Given problem = For the entries below, copy exactly the line that contains "Write the TikZ code for this diagram." through the line that contains "(0,0) rectangle (1129,835);", both ends included, and exclude all pictures.

Excerpted records =
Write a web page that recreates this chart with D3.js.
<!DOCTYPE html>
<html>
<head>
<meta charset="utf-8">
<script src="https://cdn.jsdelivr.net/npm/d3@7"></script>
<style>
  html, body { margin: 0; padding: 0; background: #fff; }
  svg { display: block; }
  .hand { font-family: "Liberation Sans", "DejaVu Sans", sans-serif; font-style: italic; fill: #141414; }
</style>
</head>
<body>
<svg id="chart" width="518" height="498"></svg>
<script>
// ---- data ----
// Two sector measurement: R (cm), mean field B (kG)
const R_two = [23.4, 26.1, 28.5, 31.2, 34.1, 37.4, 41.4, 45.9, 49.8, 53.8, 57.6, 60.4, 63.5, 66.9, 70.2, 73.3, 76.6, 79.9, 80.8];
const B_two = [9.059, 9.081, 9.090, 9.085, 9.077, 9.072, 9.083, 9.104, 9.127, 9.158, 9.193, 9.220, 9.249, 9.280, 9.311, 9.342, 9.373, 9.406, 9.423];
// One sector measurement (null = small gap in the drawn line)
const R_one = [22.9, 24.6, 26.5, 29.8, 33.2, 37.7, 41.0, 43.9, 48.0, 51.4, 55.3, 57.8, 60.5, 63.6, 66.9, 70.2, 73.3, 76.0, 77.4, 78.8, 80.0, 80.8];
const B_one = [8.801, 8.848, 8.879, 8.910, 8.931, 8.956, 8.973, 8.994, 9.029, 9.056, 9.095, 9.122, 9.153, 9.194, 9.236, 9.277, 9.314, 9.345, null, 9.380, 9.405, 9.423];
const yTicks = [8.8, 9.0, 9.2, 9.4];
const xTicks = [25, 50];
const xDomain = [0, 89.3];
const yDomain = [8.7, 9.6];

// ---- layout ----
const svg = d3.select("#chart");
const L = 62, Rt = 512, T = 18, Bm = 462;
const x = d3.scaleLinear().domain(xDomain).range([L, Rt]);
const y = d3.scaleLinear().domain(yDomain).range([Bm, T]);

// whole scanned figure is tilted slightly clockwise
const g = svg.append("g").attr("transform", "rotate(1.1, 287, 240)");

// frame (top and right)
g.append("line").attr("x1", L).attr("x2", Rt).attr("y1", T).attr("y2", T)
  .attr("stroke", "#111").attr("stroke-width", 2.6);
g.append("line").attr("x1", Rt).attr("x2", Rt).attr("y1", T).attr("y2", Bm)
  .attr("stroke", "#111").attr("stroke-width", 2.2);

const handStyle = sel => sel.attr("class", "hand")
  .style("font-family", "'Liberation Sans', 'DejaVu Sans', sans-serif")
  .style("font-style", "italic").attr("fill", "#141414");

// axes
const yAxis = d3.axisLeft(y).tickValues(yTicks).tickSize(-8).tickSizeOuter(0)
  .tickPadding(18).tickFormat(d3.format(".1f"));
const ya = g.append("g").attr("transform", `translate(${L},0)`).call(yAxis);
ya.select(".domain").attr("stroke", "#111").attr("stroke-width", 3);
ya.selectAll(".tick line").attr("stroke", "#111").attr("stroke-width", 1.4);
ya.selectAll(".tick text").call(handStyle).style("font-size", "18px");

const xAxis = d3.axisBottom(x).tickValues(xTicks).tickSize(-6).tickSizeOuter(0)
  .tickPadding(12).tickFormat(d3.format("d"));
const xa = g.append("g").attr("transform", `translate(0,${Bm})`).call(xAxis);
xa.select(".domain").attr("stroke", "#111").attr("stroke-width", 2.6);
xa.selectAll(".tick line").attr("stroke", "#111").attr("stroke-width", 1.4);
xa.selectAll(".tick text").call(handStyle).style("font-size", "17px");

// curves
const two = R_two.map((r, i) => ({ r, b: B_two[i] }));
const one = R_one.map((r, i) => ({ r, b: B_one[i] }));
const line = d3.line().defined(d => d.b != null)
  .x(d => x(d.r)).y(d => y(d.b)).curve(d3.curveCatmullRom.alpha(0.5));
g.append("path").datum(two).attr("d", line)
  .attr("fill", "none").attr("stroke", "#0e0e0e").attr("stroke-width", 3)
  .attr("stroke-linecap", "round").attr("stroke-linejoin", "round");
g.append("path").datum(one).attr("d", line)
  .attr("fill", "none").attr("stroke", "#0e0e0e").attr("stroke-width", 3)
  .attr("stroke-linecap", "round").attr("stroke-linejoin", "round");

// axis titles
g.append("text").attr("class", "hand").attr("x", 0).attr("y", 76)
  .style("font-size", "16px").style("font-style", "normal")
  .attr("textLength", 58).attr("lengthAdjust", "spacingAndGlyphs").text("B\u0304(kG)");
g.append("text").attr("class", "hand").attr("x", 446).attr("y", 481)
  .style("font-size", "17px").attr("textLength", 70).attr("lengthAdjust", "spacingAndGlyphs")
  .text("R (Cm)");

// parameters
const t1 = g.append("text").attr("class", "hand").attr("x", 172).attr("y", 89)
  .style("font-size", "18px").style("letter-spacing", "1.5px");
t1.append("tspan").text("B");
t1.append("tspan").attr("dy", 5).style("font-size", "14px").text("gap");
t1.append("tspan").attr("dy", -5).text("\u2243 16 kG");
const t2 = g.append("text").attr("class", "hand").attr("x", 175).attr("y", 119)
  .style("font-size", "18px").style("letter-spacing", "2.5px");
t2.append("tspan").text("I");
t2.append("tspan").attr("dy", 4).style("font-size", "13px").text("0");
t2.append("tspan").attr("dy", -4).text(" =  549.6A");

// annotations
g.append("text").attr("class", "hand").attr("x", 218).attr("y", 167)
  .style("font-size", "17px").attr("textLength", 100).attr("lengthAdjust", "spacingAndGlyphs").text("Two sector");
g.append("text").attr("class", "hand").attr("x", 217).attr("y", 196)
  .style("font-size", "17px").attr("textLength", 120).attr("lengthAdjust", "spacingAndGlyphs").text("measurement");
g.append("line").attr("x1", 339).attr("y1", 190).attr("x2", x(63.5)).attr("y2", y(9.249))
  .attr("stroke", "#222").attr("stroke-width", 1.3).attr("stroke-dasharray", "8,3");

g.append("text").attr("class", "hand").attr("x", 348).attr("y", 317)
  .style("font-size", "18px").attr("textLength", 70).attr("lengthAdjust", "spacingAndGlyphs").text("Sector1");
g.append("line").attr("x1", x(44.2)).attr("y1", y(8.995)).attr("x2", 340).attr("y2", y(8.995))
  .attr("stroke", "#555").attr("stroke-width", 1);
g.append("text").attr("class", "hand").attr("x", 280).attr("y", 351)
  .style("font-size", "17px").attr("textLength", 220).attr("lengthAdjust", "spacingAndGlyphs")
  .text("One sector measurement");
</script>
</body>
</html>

...

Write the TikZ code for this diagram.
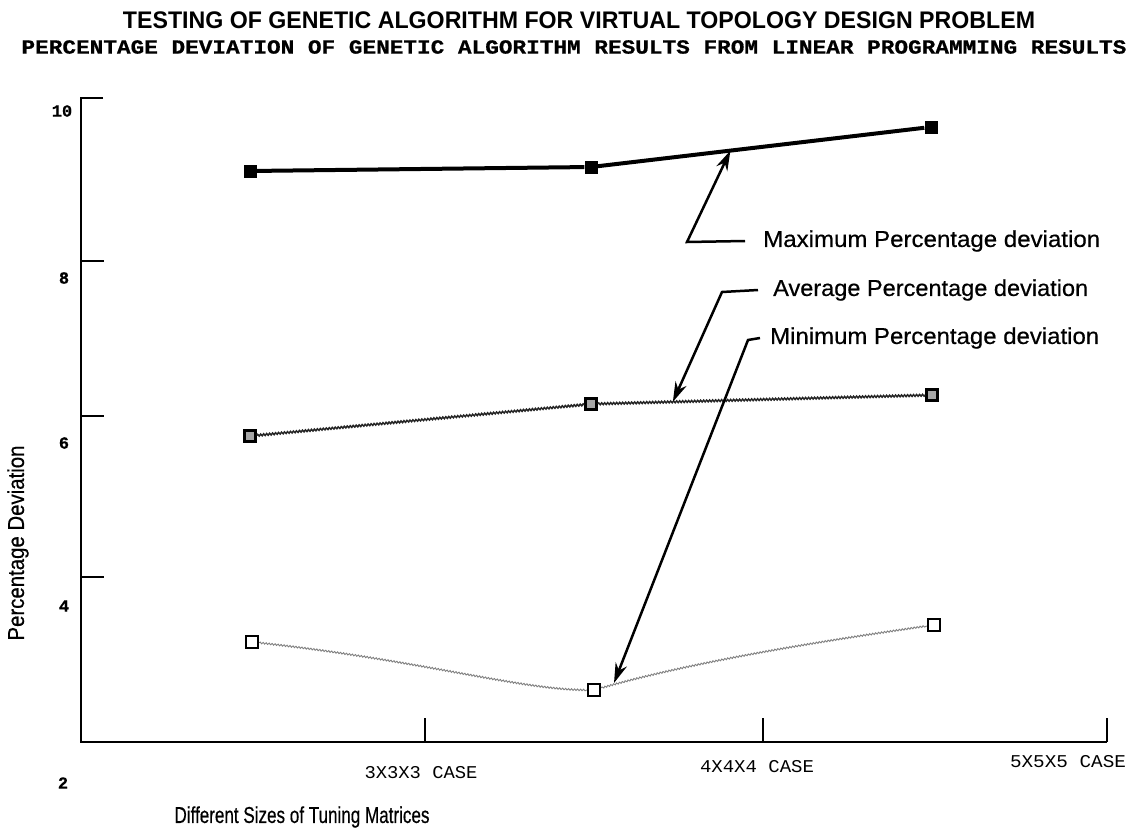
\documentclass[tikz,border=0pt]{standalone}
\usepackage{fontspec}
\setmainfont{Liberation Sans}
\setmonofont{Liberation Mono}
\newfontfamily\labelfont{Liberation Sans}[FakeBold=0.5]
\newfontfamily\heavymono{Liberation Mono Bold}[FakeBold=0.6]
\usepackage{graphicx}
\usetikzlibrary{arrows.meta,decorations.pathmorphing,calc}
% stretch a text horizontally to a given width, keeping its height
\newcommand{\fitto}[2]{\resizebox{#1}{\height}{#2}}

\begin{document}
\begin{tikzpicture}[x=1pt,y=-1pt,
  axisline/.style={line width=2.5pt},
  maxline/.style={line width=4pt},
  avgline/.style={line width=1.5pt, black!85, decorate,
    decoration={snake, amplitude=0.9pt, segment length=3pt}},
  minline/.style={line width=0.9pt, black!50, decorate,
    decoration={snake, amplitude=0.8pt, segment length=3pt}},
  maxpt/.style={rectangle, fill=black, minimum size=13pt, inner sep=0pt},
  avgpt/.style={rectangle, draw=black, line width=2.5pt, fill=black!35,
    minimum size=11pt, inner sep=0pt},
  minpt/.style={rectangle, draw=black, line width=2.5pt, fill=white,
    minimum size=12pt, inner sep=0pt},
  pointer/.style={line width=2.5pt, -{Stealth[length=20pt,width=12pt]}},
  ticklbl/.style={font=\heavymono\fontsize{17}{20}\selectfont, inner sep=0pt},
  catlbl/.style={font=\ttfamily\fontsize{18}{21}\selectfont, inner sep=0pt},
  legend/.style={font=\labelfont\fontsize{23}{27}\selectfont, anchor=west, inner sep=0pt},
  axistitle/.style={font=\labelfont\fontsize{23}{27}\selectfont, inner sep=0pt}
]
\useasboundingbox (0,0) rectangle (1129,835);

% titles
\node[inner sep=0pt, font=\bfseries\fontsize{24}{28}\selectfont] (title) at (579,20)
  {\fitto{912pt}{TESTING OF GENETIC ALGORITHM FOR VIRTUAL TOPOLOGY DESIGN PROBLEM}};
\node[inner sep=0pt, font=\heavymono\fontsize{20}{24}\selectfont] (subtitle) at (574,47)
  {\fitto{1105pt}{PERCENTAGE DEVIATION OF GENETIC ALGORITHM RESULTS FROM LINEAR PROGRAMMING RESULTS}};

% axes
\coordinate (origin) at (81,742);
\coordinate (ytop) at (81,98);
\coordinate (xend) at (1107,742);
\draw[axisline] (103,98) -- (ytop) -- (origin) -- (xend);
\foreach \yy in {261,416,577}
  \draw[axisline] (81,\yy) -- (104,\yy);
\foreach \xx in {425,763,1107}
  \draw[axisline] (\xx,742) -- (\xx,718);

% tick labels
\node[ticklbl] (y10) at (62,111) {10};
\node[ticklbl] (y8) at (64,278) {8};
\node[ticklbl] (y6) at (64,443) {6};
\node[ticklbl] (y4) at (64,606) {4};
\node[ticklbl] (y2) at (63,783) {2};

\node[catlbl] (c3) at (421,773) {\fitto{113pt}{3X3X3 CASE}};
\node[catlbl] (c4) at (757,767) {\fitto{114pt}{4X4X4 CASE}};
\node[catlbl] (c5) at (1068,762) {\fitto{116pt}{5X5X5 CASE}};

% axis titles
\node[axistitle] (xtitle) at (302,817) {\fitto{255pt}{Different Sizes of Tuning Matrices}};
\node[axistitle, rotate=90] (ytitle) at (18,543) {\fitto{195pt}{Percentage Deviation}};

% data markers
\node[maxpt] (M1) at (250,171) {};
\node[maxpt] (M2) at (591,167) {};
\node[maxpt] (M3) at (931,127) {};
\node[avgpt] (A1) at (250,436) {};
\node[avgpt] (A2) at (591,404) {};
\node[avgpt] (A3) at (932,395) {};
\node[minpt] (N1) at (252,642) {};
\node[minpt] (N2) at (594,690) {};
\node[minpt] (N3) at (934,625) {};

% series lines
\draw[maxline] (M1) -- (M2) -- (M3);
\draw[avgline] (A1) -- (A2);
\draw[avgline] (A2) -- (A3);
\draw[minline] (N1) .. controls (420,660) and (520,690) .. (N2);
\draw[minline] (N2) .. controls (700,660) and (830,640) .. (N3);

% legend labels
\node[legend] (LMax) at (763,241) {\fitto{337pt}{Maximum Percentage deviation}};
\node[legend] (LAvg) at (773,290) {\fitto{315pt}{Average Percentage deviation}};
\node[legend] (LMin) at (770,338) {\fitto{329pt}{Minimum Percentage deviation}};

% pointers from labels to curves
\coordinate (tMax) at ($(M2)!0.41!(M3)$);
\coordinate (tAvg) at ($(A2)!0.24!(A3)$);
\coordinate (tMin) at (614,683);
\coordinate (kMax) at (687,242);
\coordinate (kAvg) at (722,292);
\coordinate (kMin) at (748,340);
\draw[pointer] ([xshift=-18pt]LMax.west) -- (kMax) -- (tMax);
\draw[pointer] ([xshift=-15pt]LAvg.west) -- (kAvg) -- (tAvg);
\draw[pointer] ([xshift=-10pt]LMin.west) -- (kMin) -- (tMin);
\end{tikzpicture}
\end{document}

--

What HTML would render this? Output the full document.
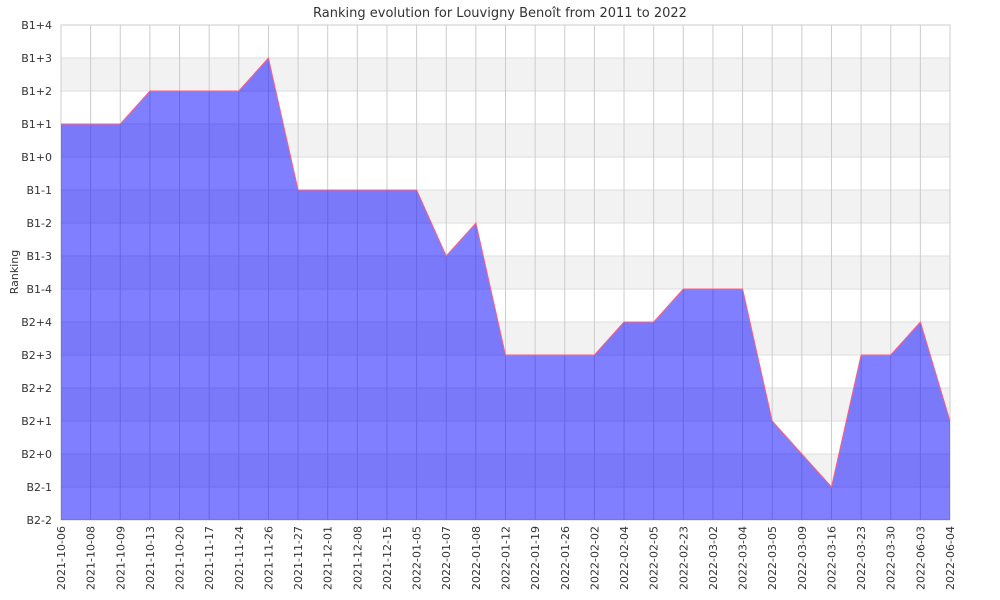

Response for this exercise =
Write the TikZ code for this diagram.
\documentclass[tikz,border=0pt]{standalone}
\usepackage{fontspec}
\setmainfont{Liberation Sans}
\setmonofont{Liberation Mono}
\newfontfamily\labelfont{Liberation Sans}[FakeBold=0.5]
\newfontfamily\heavymono{Liberation Mono Bold}[FakeBold=0.6]
\usepackage{graphicx}
\usetikzlibrary{arrows.meta,decorations.pathmorphing,calc}
% stretch a text horizontally to a given width, keeping its height
\newcommand{\fitto}[2]{\resizebox{#1}{\height}{#2}}

\begin{document}
\begin{tikzpicture}[x=1pt,y=-1pt,
  axisline/.style={line width=2.5pt},
  maxline/.style={line width=4pt},
  avgline/.style={line width=1.5pt, black!85, decorate,
    decoration={snake, amplitude=0.9pt, segment length=3pt}},
  minline/.style={line width=0.9pt, black!50, decorate,
    decoration={snake, amplitude=0.8pt, segment length=3pt}},
  maxpt/.style={rectangle, fill=black, minimum size=13pt, inner sep=0pt},
  avgpt/.style={rectangle, draw=black, line width=2.5pt, fill=black!35,
    minimum size=11pt, inner sep=0pt},
  minpt/.style={rectangle, draw=black, line width=2.5pt, fill=white,
    minimum size=12pt, inner sep=0pt},
  pointer/.style={line width=2.5pt, -{Stealth[length=20pt,width=12pt]}},
  ticklbl/.style={font=\heavymono\fontsize{17}{20}\selectfont, inner sep=0pt},
  catlbl/.style={font=\ttfamily\fontsize{18}{21}\selectfont, inner sep=0pt},
  legend/.style={font=\labelfont\fontsize{23}{27}\selectfont, anchor=west, inner sep=0pt},
  axistitle/.style={font=\labelfont\fontsize{23}{27}\selectfont, inner sep=0pt}
]
\useasboundingbox (0,0) rectangle (1129,835);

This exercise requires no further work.